Cédric O, secrétaire d Etat chargé de la Transition numérique et des Communications électroniques, dans les locaux de Lydia à Paris le 8 décembre 2021.
Cédric O, secrétaire d Etat chargé de la Transition numérique et des Communications électroniques, dans les locaux de Lydia à Paris le 8 décembre 2021. - ISA HARSIN/SIPA

Concernant l’empreinte carbone des entreprises du numérique, que faites-vous pour la réduire ?

L’essentiel de l’empreinte carbone du numérique, ce sont les appareils électroniques. Donc toutes les actions sur le « ne pas répondre à tous, etc » sont anecdotiques par rapport au regard du rythme de remplacement des téléphones portables, des ordinateurs portables et surtout des téléviseurs.
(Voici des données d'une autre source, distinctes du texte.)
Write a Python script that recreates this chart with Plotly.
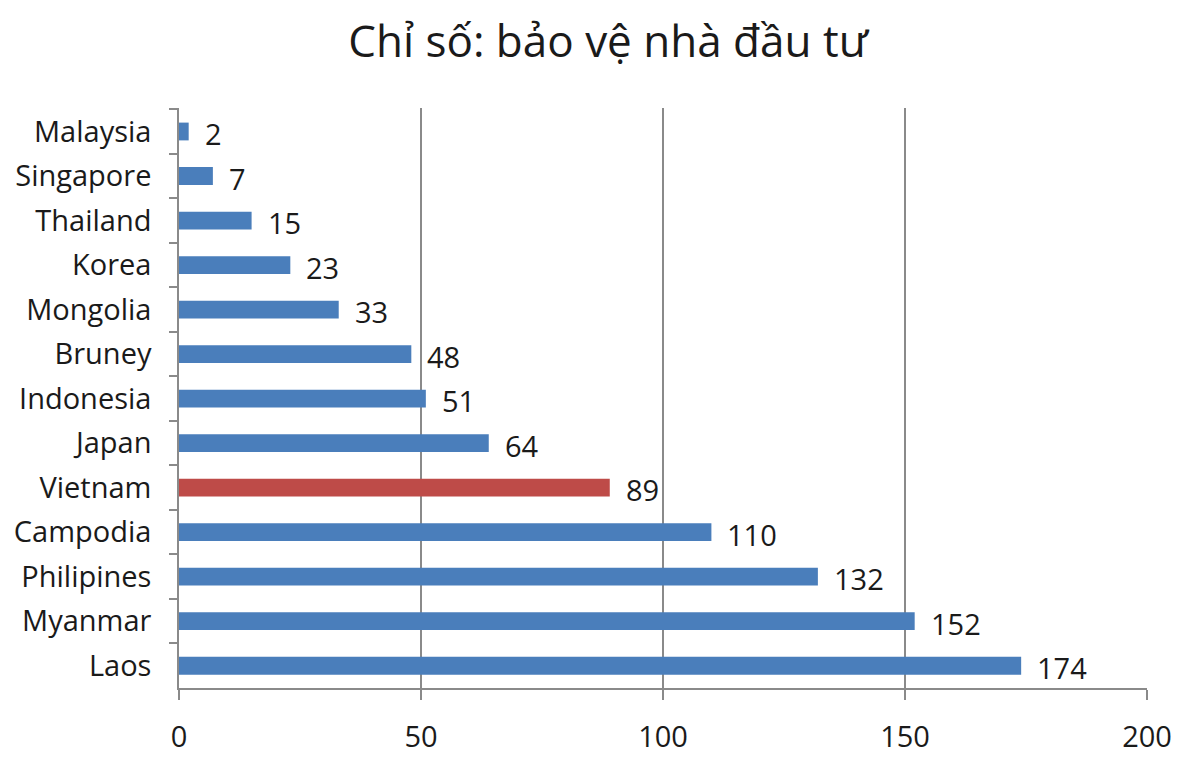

Le vrai sujet central est donc le rythme de renouvellement.

On a ainsi créé l’indice de réparabilité sur chaque appareil électronique. La loi visant à réduire l'empreinte environnementale du numérique, votée il y a deux mois, comporte un chapitre sur les pièces détachées pour favoriser la réparation des terminaux. Et nous mettons aussi en place des conditionnalités environnementales sur les tarifs réduits d’électricité et les data centers. Nous avons une vraie volonté de pousser à l’allongement de vie des différents appareils. La question de l’obsolescence logicielle est aussi un sujet important, que nous portons au niveau européen.

La crise sanitaire a-t-elle eu un effet salutaire sur l’inclusion numérique ?

Elle a eu un double effet. Plus de citoyens se sont convertis au numérique mais de l’autre côté, le fossé avec ceux qui ne sont pas montés à bord est de plus en plus grand. La question de la fracture numérique, c’est de continuer à inclure, à aider, à sensibiliser ceux qui n’utilisent pas les outils, ceux qui ne savent pas identifier les fake news, c’est la parentalité à l’heure des écrans, ce sont les données et la vie personnelle. Cette problématique touche donc une majorité de Français à des degrès divers.

Le budget de l’inclusion numérique en 2017 était de 600.000 euros par an, il a été porté à 250 millions d’euros annuels. Le chemin de la transition numérique est encore long et compliqué pour les Français qui ressentent un fort sentiment de dépossession. A nous de les accompagner.